= Garson Yu =

Garson Yu is a Hong Kong-born American designer. He is the founder and creative director of yU+co in Hollywood, California.

== Biography ==
Garson Yu was born in Hong Kong in 1961. Garson attended the Yale School of Art, on the Norman Ives Scholarship in 1985. Upon graduating with the Alexei Brodovitch Prize in 1987, Garson started his career in New York as a freelance designer at R/Greenberg Associates.

Garson taught graphic design at the School of Visual Arts and exhibited as an artist in New York. He has had group exhibitions at the Artist Space, PS1/Clock Tower Gallery and The Dia Art Foundation. Garson’s design entry won the International AIDS design competition. He was then commissioned by the New York Public Art Fund to design and produce a 30-second television Public Service Announcement on AIDS. In 1992, he worked with Muriel Cooper at the MIT Media Lab to design IBM’s ‘Future Interface Demo’.

In 1993, Garson moved to Los Angeles and served as co-creative director alongside Kyle Cooper for what was, at the time, the West coast branch of R/GA but would later be reformed as Imaginary Forces. In 1998, Garson founded yU+co, a design company specializing in motion graphics for film and television. Since the company’s inception, Garson has collaborated with many filmmakers for his title design work including Steven Spielberg, Ang Lee, John Woo, Sydney Pollack, and Ridley and Tony Scott.

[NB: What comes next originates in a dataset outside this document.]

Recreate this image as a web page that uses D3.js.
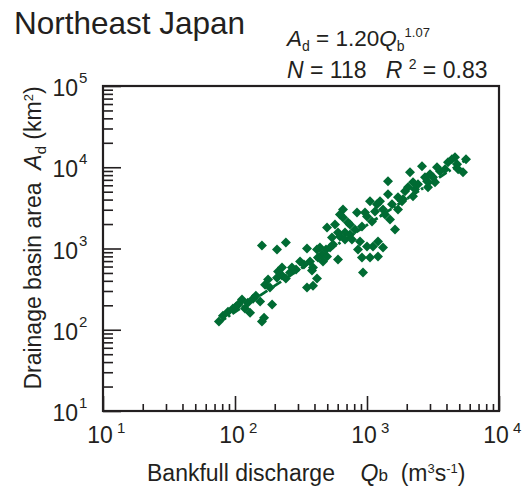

Garson has won numerous awards and honors for his title design and motion graphics work including a Daytime Emmy for Outstanding Achievement in Title Design for Dora the Explorer and five other Emmy nominations, the New York Art Directors Club Award, three BDA Awards, Monitor Award, ID Magazine International Design Award, HOW Magazine International Design Award, AIGA Design Award and the Eyes and Ears of Europe Award.
Garson is also a visiting lecturer for film title design at Carnegie Mellon University, USA, Cologne International Film School, Germany and Central Academy of Fine Arts School of Design, China. He is also a member of Alliance Graphique Internationale, Switzerland.